DATA ROWS:
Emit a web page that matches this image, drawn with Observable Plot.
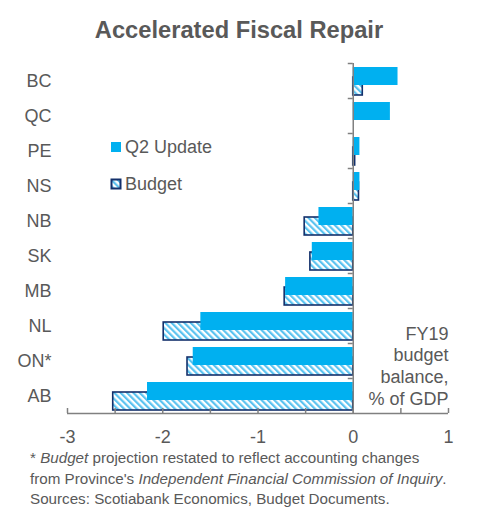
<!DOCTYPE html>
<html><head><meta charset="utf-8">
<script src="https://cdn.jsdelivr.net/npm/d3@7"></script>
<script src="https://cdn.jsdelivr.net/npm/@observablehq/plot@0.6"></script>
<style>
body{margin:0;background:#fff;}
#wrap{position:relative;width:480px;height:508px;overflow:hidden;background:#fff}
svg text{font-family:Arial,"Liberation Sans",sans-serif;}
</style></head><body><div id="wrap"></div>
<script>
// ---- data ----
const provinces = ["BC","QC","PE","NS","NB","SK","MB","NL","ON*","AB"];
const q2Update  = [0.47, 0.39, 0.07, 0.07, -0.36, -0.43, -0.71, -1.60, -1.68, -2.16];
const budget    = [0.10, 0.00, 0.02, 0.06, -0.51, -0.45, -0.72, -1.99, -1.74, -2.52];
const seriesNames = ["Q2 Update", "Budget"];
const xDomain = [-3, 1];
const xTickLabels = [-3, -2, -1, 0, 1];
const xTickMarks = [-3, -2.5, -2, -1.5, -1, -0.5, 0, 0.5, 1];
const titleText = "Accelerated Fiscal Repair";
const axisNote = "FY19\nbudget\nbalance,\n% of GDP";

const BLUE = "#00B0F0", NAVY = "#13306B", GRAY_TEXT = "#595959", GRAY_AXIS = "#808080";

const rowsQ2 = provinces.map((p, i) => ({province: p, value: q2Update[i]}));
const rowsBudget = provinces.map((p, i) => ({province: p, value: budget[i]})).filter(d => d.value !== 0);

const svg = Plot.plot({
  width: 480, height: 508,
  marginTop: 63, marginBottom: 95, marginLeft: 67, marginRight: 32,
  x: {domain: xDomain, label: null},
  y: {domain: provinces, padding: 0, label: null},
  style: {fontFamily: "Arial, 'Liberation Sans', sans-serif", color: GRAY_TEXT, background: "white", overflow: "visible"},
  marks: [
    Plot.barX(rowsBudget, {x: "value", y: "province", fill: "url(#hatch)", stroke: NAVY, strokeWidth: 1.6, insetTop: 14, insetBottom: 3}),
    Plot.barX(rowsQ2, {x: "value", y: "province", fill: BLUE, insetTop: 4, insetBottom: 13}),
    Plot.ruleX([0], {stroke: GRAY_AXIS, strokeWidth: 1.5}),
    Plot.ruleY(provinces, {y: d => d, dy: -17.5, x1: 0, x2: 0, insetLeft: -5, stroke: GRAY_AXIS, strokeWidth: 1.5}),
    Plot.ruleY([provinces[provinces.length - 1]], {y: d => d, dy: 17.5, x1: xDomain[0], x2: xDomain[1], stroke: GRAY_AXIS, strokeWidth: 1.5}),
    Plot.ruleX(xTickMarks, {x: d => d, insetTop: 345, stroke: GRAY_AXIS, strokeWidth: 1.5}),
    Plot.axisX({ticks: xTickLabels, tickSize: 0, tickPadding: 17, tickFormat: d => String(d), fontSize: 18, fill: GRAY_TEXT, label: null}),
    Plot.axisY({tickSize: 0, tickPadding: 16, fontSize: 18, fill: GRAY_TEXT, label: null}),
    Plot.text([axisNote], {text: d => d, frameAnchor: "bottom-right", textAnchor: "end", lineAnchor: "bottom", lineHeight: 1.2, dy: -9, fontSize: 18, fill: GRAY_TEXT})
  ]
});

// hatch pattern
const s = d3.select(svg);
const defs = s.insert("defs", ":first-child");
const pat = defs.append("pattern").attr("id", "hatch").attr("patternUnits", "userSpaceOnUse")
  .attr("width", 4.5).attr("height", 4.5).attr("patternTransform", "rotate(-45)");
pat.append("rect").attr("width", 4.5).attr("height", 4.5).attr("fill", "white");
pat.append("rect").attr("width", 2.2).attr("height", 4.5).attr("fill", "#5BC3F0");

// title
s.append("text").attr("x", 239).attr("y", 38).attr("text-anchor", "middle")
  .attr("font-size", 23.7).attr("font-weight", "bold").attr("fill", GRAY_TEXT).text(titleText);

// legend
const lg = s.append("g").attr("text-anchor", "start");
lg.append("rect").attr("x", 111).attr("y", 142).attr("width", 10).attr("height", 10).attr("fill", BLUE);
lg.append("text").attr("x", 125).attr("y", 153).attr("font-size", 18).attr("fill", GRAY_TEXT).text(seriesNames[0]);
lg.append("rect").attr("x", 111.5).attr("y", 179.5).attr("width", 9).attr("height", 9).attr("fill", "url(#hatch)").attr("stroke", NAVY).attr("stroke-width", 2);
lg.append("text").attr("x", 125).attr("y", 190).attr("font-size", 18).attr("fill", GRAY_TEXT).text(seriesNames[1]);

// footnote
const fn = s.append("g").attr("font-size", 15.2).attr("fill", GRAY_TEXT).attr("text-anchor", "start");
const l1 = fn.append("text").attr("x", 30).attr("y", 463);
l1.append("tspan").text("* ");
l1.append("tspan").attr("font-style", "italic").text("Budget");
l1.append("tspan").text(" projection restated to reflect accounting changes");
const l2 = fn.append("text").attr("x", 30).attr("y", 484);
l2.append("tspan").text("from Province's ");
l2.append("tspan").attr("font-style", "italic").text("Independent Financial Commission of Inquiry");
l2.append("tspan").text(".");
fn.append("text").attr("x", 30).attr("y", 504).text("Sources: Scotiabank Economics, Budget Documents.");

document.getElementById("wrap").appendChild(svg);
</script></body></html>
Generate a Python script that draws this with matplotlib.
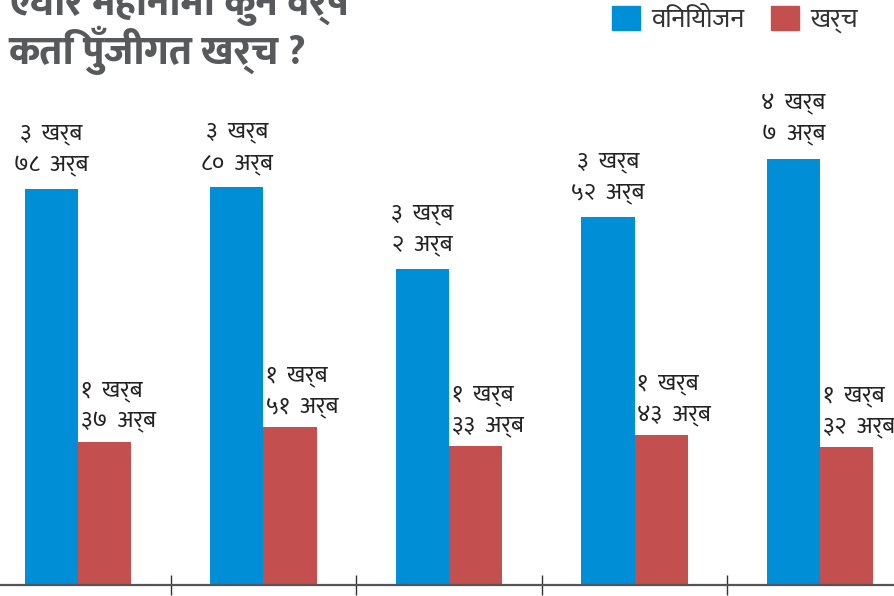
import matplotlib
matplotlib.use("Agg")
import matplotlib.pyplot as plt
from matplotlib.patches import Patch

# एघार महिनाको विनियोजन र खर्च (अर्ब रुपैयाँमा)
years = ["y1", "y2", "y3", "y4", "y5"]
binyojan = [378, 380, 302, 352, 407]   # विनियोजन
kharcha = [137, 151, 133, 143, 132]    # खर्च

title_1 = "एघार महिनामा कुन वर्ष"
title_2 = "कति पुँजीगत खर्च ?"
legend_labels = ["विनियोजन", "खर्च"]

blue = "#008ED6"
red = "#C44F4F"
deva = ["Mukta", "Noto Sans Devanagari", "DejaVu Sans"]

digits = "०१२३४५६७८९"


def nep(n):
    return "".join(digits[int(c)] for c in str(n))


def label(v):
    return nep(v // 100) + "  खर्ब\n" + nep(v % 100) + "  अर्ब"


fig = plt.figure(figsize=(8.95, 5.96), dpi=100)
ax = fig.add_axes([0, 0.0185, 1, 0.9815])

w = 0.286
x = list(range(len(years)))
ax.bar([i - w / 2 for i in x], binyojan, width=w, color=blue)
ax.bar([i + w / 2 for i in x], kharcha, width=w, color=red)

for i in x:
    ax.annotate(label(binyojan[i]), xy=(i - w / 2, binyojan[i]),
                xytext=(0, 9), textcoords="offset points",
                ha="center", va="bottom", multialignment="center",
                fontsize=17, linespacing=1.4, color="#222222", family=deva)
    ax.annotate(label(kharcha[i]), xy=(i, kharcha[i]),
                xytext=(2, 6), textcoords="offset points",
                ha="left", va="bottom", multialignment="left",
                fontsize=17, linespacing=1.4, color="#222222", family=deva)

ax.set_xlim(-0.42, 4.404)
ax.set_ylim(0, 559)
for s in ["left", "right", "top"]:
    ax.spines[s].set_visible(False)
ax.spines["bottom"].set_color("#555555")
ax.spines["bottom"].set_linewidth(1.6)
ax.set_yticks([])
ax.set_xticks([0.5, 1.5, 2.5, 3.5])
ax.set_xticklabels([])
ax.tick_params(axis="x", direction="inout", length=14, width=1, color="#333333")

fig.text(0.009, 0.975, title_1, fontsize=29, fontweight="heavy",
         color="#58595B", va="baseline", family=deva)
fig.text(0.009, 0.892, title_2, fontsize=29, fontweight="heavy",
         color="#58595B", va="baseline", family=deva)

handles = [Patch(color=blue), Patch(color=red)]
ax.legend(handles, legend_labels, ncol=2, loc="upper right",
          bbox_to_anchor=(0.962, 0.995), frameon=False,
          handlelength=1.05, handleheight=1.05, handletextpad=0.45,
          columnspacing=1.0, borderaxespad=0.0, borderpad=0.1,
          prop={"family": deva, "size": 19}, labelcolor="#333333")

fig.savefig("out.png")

AIM: Using the entries above, repeat exactly the lines from the one with "Generate a Python" to the one with "ax = fig.add_axes([0, 0.0185, 1, 0.9815])", both included, and leave the pictures behind.

RESPONSE:
Generate a Python script that draws this with matplotlib.
import matplotlib
matplotlib.use("Agg")
import matplotlib.pyplot as plt
from matplotlib.patches import Patch

# एघार महिनाको विनियोजन र खर्च (अर्ब रुपैयाँमा)
years = ["y1", "y2", "y3", "y4", "y5"]
binyojan = [378, 380, 302, 352, 407]   # विनियोजन
kharcha = [137, 151, 133, 143, 132]    # खर्च

title_1 = "एघार महिनामा कुन वर्ष"
title_2 = "कति पुँजीगत खर्च ?"
legend_labels = ["विनियोजन", "खर्च"]

blue = "#008ED6"
red = "#C44F4F"
deva = ["Mukta", "Noto Sans Devanagari", "DejaVu Sans"]

digits = "०१२३४५६७८९"


def nep(n):
    return "".join(digits[int(c)] for c in str(n))


def label(v):
    return nep(v // 100) + "  खर्ब\n" + nep(v % 100) + "  अर्ब"


fig = plt.figure(figsize=(8.95, 5.96), dpi=100)
ax = fig.add_axes([0, 0.0185, 1, 0.9815])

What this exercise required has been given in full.